DELIRIOS DE GRANDEZA

Cobos sostiene que las conocidas ansias de los Franco por pertenecer a la realeza provenían directamente del matriarcado: «No noté que él quisiera poner a Carmen Martínez-Bordiú en la Zarzuela, pero nunca impidió que en el palacio se tratara de Altezas a los duques de Cádiz. En alguna ocasión, la abuela llegó a hacerle una reverencia a su nieta».

Sometido a unas férreas instrucciones, los criados de los Franco jamás pillaron al dictador en un requiebro. «Debíamos anticiparnos a sus necesidades y hacernos los tontos. El "por favor" y el "gracias" no estaba en su vocabulario ni en el de su familia. Jamás me atreví a felicitarle por Navidad».

Las exigencias de Franco empezaban por sí mismo. Su extrema disciplina se extendía, incluso, al control de sus esfínteres: «En los descansos de los consejos de ministros, los miembros iban al baño, pero él jamás».

Eran muy pocos los que tenían confianza con el Generalísimo, a excepción de las mujeres de la casa y algún familiar excéntrico que se permitía ese lujo. Gonzalo de Borbón, por ejemplo, hizo alarde de su educación en una visita contando que había conocido a una joven que, cuando se la llevó a un hotel «resultó ser un tío». Franco se limitó a mirarle friamente.

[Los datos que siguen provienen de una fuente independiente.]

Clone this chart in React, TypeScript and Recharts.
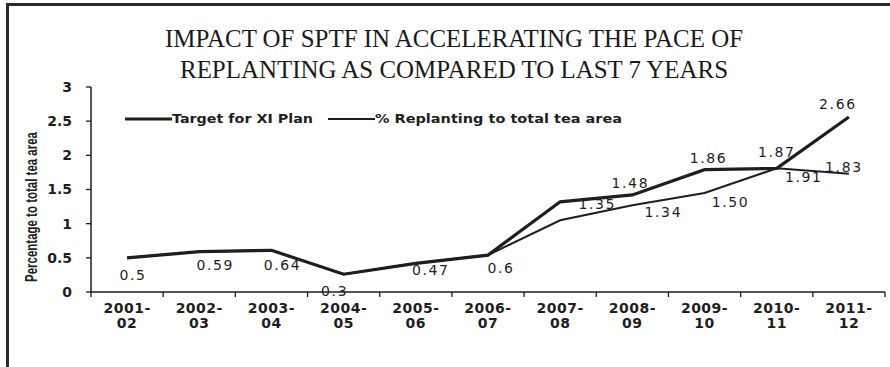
import React from "react";
import { LineChart, Line, XAxis, YAxis, Legend, LabelList } from "recharts";

const categories = ["2001-02", "2002-03", "2003-04", "2004-05", "2005-06", "2006-07", "2007-08", "2008-09", "2009-10", "2010-11", "2011-12"];
const targetXIPlan = [0.5, 0.59, 0.61, 0.26, 0.42, 0.54, 1.32, 1.42, 1.79, 1.81, 2.56];
const replantingPct = [0.5, 0.59, 0.61, 0.26, 0.42, 0.54, 1.05, 1.27, 1.45, 1.81, 1.73];
const targetLabels = ["", "", "", "", "", "", "1.35", "1.48", "1.86", "1.87", "2.66"];
const replantingLabels = ["0.5", "0.59", "0.64", "0.3", "0.47", "0.6", "", "1.34", "1.50", "1.91", "1.83"];
const yTicks = [0, 0.5, 1, 1.5, 2, 2.5, 3];
const seriesNames = ["Target for XI Plan", "% Replanting to total tea area"];
const titleLines = ["IMPACT OF SPTF IN ACCELERATING THE PACE OF", "REPLANTING AS COMPARED TO LAST 7 YEARS"];
const yAxisTitle = "Percentage to total tea area";

// label nudges (style only): [dx, dy] of label centre relative to its point
const targetNudge: Array<[number, number]> = [[0, 0], [0, 0], [0, 0], [0, 0], [0, 0], [0, 0], [37, 2], [-2, -12], [4, -12], [0, -16], [-11, -13]];
const replantingNudge: Array<[number, number]> = [[6, 17], [16, 13], [11, 15], [-9, 17], [15, 7], [13, 13], [0, 0], [31, 7], [26, 9], [27, 9], [-5, -7]];

const data = categories.map((c, i) => ({ cat: c, target: targetXIPlan[i], replanting: replantingPct[i] }));

const W = 890;
const H = 367;
const M = { top: 87, right: 5, bottom: 45, left: 31 };
const Y_W = 60;
const X_H = 30;
const plotW = W - M.left - Y_W - M.right;
const band = plotW / categories.length;
const INK = "#1e1e1e";

const makeLabel = (texts: string[], nudge: Array<[number, number]>) => (props: any) => {
  const { x, y, index } = props;
  const t = texts[index];
  if (!t) return null;
  const [dx, dy] = nudge[index];
  return (
    <text x={x + dx} y={y + dy + 5} textAnchor="middle" fontFamily="DejaVu Sans" fontSize={14} letterSpacing={1.6} fill={INK}>
      {t}
    </text>
  );
};

const XTick = (props: any) => {
  const { x, y, payload, index } = props;
  const parts = String(payload.value).split("-");
  return (
    <g>
      {index === 0 && <line x1={x - band / 2} x2={x - band / 2} y1={y} y2={y + 5} stroke={INK} strokeWidth={1.3} />}
      <line x1={x + band / 2} x2={x + band / 2} y1={y} y2={y + 5} stroke={INK} strokeWidth={1.3} />
      <text x={x} y={y + 21} textAnchor="middle" fontFamily="DejaVu Sans" fontWeight="bold" fontSize={14} letterSpacing={0.5} fill={INK}>
        {parts[0] + "-"}
      </text>
      <text x={x} y={y + 36} textAnchor="middle" fontFamily="DejaVu Sans" fontWeight="bold" fontSize={14} letterSpacing={0.5} fill={INK}>
        {parts[1]}
      </text>
    </g>
  );
};

const renderLegend = () => (
  <svg width={W} height={24} style={{ display: "block" }}>
    <line x1={125} x2={172} y1={12} y2={12} stroke={INK} strokeWidth={3.2} />
    <text x={172} y={16} fontFamily="DejaVu Sans" fontWeight="bold" fontSize={11.5} textLength={141} lengthAdjust="spacingAndGlyphs" fill={INK}>
      {seriesNames[0]}
    </text>
    <line x1={328} x2={375} y1={12} y2={12} stroke={INK} strokeWidth={2} />
    <text x={375} y={16} fontFamily="DejaVu Sans" fontWeight="bold" fontSize={11.5} textLength={247} lengthAdjust="spacingAndGlyphs" fill={INK}>
      {seriesNames[1]}
    </text>
  </svg>
);

const YTitle = () => (
  <text
    x={31}
    y={207}
    transform="rotate(-90 31 207)"
    textAnchor="middle"
    dominantBaseline="central"
    fontFamily="Liberation Sans"
    fontWeight="bold"
    fontSize={17}
    textLength={150}
    lengthAdjust="spacingAndGlyphs"
    fill={INK}
  >
    {yAxisTitle}
  </text>
);

export default function App() {
  return (
    <div style={{ position: "absolute", left: 0, top: 0, width: W, height: H, background: "#fff" }}>
      <LineChart width={W} height={H} data={data} margin={M}>
        <XAxis
          dataKey="cat"
          height={X_H}
          interval={0}
          padding={{ left: band / 2, right: band / 2 }}
          tickSize={0}
          tickMargin={0}
          tickLine={false}
          tick={<XTick />}
          axisLine={{ stroke: INK, strokeWidth: 1.5 }}
        />
        <YAxis
          width={Y_W}
          domain={[0, 3]}
          ticks={yTicks}
          tickSize={5}
          tickMargin={14}
          axisLine={{ stroke: INK, strokeWidth: 1.5 }}
          tickLine={{ stroke: INK, strokeWidth: 1.3 }}
          tick={{ fontFamily: "DejaVu Sans", fontWeight: "bold", fontSize: 14, fill: INK }}
          label={{ content: () => <YTitle /> }}
        />
        <Legend verticalAlign="middle" align="center" layout="horizontal" content={renderLegend} wrapperStyle={{ top: 107, left: 0, width: W }} />
        <Line type="linear" dataKey="replanting" name={seriesNames[1]} stroke={INK} strokeWidth={2} dot={false} isAnimationActive={false}>
          <LabelList dataKey="replanting" content={makeLabel(replantingLabels, replantingNudge)} />
        </Line>
        <Line type="linear" dataKey="target" name={seriesNames[0]} stroke={INK} strokeWidth={3.2} dot={false} isAnimationActive={false}>
          <LabelList dataKey="target" content={makeLabel(targetLabels, targetNudge)} />
        </Line>
      </LineChart>
      <svg width={W} height={H} style={{ position: "absolute", left: 0, top: 0, pointerEvents: "none" }}>
        <rect x={6} y={3} width={W - 6} height={3} fill="#2a2a2a" />
        <rect x={6} y={3} width={3} height={H - 3} fill="#2a2a2a" />
        <text x={165} y={47} fontFamily="Liberation Serif" fontSize={26} textLength={578} lengthAdjust="spacingAndGlyphs" fill="#1a1a1a">
          {titleLines[0]}
        </text>
        <text x={180} y={78} fontFamily="Liberation Serif" fontSize={26} textLength={548} lengthAdjust="spacingAndGlyphs" fill="#1a1a1a">
          {titleLines[1]}
        </text>
      </svg>
    </div>
  );
}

La muerte del dictador tampoco está exenta de anécdotas en la memoria del mayordomo. Cobos revela que Carmen madre e hija no renunciaron a su sesión de cine semanal en palacio los días previos al fallecimiento del caudillo, ya ingresado. Es más, rehuyeron con ayuda del servicio una visita protocolaria de consuelo a la familia para no perderse la película. «Nos sentó fatal», sentencia.